▶ [Information given]:
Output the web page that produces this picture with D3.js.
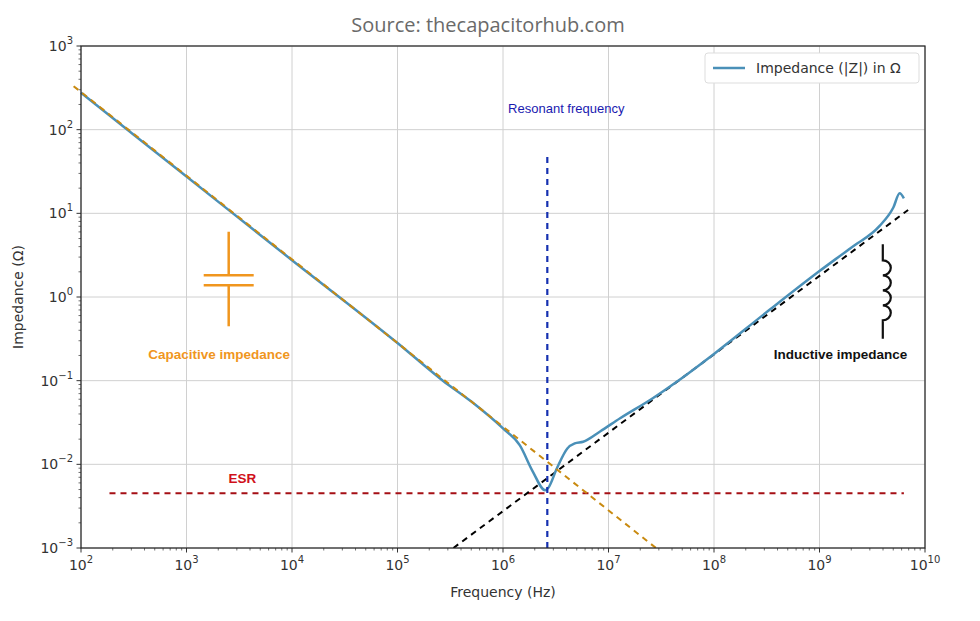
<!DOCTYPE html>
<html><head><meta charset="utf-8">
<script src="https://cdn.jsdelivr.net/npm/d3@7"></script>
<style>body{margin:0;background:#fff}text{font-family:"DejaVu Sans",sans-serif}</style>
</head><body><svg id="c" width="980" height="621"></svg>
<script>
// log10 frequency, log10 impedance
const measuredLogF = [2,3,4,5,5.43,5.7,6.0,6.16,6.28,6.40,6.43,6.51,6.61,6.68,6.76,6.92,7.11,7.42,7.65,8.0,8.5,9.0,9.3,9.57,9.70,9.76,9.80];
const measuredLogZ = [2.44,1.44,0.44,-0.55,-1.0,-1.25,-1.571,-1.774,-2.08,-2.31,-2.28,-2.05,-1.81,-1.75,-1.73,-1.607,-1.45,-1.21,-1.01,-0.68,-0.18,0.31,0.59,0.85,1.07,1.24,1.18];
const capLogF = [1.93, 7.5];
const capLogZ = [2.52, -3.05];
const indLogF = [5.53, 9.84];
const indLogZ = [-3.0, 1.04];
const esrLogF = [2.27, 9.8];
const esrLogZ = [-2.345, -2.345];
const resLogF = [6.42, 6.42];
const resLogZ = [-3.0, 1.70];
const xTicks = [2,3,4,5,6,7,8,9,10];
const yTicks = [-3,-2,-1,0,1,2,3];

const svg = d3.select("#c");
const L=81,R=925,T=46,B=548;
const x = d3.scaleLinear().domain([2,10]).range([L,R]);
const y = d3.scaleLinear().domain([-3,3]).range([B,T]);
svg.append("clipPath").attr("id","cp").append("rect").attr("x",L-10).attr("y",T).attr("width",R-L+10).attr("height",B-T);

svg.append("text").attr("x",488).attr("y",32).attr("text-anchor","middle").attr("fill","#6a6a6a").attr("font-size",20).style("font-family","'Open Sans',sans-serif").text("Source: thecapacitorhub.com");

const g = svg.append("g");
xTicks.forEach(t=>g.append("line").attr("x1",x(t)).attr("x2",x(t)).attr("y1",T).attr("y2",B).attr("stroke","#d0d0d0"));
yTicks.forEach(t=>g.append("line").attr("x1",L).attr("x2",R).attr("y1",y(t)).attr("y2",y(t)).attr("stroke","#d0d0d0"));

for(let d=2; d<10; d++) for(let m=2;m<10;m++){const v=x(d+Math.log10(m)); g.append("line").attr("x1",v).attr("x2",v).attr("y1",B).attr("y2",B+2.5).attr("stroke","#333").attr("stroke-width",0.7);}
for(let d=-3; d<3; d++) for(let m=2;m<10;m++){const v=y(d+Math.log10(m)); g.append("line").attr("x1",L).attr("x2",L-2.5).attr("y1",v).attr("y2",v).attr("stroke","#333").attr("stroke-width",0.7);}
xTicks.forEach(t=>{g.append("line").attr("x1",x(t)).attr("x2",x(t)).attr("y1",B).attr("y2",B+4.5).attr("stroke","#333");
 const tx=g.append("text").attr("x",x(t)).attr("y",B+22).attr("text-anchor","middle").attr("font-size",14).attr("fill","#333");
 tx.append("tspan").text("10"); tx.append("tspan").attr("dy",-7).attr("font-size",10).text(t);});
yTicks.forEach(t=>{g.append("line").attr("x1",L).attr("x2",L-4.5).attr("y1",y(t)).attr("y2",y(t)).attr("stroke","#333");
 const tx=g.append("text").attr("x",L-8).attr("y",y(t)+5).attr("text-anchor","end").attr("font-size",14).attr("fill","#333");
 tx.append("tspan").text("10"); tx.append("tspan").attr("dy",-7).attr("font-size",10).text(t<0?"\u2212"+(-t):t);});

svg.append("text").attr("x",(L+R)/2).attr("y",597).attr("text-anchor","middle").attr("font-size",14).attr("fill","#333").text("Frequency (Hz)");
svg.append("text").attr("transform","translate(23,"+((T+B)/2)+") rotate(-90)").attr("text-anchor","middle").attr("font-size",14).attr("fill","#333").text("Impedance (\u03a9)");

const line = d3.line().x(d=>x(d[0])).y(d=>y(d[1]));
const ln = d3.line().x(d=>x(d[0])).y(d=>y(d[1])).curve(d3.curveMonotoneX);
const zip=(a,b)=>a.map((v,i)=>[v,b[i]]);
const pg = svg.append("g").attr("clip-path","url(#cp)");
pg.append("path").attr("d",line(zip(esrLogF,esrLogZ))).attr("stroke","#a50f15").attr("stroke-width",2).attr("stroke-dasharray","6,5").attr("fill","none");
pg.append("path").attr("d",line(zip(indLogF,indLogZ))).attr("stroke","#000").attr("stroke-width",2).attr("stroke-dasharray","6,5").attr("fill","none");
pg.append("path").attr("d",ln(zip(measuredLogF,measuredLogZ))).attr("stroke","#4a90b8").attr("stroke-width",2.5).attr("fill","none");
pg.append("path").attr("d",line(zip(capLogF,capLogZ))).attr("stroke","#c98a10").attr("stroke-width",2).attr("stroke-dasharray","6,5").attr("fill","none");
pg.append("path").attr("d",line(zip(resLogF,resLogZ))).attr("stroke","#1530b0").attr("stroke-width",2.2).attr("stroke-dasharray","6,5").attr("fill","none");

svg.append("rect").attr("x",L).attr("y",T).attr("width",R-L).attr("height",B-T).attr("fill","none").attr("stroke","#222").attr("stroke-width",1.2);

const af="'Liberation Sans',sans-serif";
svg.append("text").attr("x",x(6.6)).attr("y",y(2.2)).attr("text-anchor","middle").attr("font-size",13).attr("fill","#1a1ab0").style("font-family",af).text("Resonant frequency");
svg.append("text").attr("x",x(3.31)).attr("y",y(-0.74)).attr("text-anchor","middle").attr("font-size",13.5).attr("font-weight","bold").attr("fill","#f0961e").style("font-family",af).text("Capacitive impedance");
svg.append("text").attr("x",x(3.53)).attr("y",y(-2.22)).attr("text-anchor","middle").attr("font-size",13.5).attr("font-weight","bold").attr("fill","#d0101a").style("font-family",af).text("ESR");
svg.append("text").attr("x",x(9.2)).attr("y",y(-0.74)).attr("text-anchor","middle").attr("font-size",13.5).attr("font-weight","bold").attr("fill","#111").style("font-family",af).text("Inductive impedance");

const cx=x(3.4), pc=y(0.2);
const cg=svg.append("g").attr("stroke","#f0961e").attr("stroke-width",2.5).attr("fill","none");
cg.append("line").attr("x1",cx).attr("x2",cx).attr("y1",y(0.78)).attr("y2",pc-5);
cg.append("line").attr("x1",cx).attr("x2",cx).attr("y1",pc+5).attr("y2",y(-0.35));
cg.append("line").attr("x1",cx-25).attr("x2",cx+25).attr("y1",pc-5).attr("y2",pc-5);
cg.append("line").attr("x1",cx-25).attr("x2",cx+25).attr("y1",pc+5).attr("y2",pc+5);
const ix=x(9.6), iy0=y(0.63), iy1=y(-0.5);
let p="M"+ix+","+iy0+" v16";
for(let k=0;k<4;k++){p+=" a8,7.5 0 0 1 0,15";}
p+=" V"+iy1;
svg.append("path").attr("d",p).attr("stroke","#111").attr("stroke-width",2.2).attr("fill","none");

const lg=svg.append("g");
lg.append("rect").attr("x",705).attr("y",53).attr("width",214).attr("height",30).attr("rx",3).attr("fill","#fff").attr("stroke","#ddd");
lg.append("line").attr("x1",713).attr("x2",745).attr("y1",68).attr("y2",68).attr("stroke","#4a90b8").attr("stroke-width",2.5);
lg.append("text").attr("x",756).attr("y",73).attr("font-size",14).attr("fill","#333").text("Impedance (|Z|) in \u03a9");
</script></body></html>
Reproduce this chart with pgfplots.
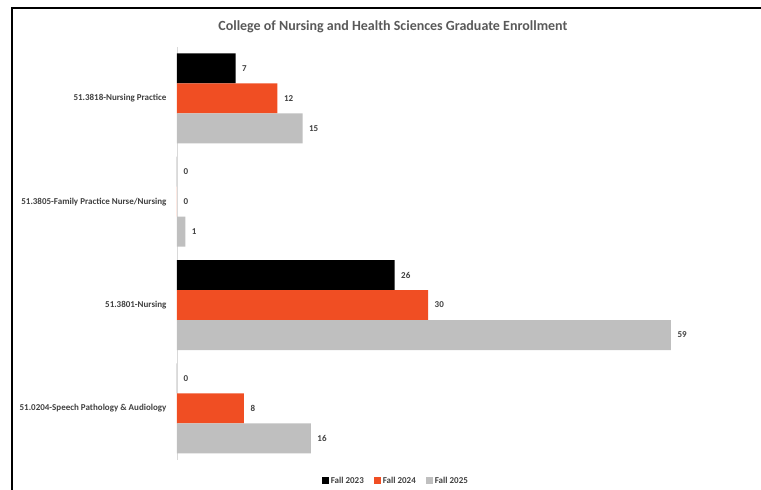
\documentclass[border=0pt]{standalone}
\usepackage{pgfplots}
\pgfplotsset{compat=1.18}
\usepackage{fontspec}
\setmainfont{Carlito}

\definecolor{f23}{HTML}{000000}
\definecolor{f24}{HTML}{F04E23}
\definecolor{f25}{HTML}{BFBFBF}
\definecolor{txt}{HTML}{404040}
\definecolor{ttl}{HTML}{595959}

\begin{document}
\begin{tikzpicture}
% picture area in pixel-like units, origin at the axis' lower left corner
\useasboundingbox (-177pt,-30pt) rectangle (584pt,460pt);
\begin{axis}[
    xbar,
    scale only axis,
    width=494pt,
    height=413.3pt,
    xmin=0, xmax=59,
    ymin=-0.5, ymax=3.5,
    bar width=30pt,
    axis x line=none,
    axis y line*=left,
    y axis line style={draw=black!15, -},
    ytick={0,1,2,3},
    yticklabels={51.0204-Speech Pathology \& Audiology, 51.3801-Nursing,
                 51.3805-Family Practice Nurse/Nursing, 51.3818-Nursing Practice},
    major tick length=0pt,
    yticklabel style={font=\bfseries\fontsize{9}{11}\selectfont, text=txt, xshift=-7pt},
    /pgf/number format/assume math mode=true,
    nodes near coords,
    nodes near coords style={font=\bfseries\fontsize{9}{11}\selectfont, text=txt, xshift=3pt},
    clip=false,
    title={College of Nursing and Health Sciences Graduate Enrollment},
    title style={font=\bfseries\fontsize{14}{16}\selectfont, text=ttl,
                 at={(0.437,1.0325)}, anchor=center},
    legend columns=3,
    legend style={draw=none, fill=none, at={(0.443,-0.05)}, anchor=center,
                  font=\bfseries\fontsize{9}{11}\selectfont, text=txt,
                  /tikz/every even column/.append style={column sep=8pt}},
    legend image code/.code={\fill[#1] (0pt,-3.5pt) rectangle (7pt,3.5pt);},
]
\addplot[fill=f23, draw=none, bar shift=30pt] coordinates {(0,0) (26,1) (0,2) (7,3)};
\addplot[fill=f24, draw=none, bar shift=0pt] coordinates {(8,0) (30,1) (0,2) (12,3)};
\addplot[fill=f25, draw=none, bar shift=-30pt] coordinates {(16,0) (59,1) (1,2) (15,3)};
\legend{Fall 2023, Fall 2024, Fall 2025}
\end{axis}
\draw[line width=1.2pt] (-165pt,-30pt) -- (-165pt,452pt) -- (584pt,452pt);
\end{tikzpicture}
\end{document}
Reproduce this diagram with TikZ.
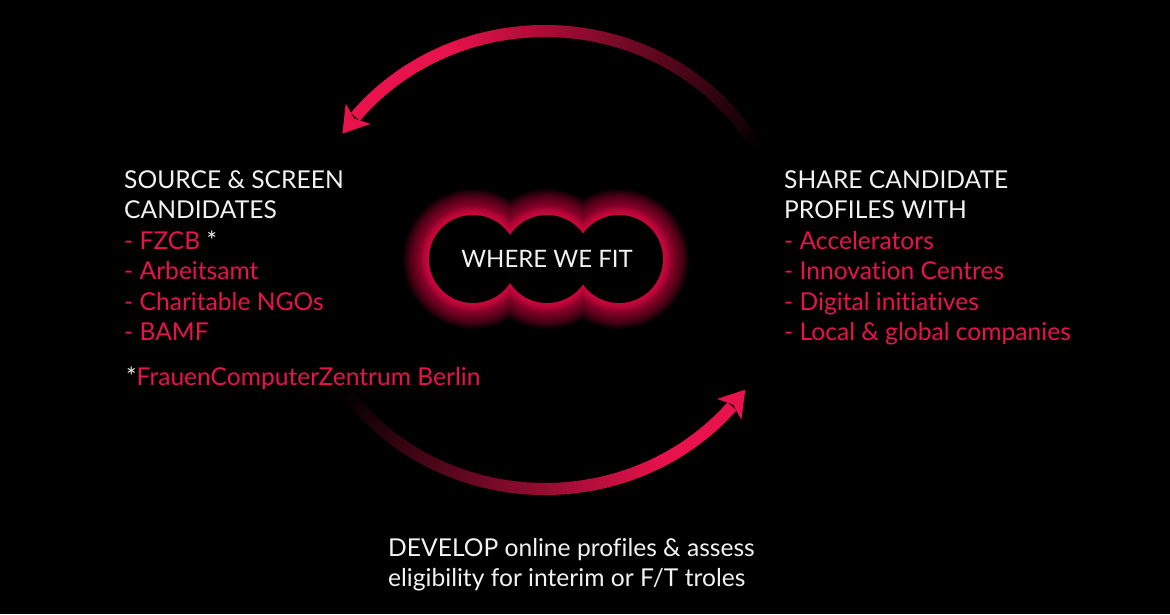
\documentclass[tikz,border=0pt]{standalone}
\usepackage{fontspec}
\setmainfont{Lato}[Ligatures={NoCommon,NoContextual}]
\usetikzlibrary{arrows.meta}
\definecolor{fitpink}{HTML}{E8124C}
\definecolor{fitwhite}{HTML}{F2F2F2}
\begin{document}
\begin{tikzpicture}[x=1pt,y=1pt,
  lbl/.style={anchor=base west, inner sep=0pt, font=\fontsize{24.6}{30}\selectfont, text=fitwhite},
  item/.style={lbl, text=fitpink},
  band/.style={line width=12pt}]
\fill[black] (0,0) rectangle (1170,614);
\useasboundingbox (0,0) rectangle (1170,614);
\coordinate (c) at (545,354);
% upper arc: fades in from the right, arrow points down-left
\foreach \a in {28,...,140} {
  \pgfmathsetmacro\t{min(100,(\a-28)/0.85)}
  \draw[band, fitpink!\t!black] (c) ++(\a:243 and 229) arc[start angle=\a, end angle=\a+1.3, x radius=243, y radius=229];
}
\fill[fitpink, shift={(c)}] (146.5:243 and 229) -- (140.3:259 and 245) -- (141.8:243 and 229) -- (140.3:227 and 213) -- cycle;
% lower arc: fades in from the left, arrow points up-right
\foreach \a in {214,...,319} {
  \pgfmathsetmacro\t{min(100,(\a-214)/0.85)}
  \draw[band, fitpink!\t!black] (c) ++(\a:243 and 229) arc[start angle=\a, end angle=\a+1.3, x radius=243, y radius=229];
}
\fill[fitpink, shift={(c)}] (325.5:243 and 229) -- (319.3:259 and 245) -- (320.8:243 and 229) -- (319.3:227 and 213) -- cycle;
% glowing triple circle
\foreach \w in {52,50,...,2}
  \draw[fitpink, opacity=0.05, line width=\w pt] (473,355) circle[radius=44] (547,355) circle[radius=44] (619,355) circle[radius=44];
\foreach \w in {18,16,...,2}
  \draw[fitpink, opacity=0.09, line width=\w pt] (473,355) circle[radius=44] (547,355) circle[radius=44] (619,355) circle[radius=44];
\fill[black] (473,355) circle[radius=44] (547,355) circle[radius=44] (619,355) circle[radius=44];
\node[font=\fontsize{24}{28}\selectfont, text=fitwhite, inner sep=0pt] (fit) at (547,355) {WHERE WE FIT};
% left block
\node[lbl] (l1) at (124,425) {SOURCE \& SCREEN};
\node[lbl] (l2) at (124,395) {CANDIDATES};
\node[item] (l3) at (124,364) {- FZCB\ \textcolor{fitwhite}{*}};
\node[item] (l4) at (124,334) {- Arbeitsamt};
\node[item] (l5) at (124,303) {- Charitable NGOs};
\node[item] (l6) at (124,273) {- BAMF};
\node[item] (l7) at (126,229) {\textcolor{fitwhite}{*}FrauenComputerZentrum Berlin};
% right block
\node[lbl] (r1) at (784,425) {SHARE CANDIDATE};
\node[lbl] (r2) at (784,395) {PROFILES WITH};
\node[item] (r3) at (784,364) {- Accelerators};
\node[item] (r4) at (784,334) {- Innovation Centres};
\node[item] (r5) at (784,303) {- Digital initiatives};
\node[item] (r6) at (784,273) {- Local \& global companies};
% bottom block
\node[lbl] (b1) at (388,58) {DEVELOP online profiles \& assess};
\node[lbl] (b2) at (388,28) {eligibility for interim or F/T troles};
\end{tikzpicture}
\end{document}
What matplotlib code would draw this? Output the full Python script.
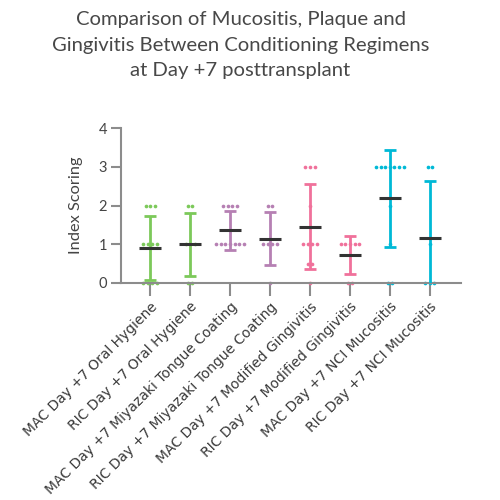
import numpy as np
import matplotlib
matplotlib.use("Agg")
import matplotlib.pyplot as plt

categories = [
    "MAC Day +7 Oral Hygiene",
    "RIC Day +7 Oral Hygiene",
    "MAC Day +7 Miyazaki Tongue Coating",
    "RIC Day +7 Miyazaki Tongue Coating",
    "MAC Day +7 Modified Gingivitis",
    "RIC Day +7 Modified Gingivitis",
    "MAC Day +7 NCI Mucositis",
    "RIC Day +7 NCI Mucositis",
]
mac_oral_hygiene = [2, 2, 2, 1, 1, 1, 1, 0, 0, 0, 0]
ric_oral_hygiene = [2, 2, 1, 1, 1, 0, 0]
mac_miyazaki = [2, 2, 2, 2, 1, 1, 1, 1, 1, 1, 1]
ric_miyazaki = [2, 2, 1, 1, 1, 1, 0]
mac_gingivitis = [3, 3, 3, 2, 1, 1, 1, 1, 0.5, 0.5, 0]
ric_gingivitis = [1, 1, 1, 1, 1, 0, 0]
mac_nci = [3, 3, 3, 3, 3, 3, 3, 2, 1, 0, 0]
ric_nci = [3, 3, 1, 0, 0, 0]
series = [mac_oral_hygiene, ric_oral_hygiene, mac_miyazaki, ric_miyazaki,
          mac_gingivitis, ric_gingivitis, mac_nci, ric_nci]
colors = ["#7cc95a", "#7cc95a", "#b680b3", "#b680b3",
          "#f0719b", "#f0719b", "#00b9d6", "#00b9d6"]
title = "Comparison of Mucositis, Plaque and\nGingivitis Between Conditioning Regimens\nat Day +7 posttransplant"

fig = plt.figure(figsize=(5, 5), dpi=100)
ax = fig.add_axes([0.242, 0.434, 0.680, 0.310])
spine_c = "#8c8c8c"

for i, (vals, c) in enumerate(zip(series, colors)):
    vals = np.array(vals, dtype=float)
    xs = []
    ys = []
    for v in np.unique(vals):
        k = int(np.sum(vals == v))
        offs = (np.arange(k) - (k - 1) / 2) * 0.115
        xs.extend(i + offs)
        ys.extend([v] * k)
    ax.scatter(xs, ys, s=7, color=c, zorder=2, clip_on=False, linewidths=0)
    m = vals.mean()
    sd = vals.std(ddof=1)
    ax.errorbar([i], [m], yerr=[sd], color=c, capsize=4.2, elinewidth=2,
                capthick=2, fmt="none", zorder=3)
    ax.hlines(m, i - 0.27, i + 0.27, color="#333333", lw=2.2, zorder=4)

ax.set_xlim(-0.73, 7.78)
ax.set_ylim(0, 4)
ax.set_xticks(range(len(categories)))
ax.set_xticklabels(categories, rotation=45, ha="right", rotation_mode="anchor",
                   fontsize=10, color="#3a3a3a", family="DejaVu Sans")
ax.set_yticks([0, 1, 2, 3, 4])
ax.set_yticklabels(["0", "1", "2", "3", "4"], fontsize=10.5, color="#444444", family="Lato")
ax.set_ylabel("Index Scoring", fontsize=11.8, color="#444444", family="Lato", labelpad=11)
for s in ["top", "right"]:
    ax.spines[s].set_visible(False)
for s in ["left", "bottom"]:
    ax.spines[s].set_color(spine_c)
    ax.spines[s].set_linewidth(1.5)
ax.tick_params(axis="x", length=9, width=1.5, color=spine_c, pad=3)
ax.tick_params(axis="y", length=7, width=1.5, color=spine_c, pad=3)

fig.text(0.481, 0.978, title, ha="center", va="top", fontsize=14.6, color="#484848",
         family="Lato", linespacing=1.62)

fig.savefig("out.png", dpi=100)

▶ [Task brief]: Pictures excluded, retype exactly the lines running from the one with "What matplotlib code" through the one with "import matplotlib.pyplot as plt". Include both end lines and nothing more.

▶ [Final answer]:
What matplotlib code would draw this? Output the full Python script.
import numpy as np
import matplotlib
matplotlib.use("Agg")
import matplotlib.pyplot as plt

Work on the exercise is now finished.